The other dwelling-house was soon completed and occupied. The mission having now a home of its own and ample room, in October, 1852, a boarding-school for Siamo-Chinese boys was opened, and Quakieng, who was an experienced Chinese teacher, put in charge—the free tuition the lads would receive half of each day in their father-tongue being, it was hoped, an inducement that would attract such pupils within the reach of Christian instruction.
Before the first year ended twenty-seven had been enrolled. All attempts to gather Siamese boys in a school had failed thus far, though some individual scholars had been taught, as the wats gave free tuition to all, and merit was made by providing the priests with their pupil-attendants.
An interesting, amiable young Hainan Chinese, See Teug by name, had the year previous been baptized by Mr.
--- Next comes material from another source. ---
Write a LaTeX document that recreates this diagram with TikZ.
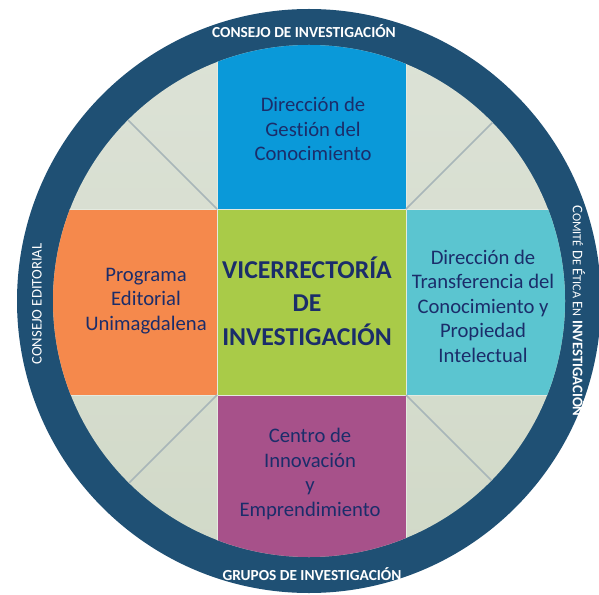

Mattoon, in whose family he long had lived—the first of that people to become a Protestant Christian—and gave pleasing evidence of his love to his Saviour by the interest he manifested in bringing his fellow-countrymen to the knowledge of the gospel. A Sabbath evening-service was held for their benefit, the new convert acting as Bible-reader and interpreter. Afterward a Hainan teacher was secured, and for many years a Hainan-Chinese department of the boarding-school maintained, in the hope of bringing under saving Christian influences some of the many Chinese in Siam from the island of Hainan, which had been hitherto entirely unreached by Protestant missionary effort. A day-school for the Peguan girls in the neighborhood was started by Mrs. Mattoon, who had also two or three native girls in her own family under Christian training.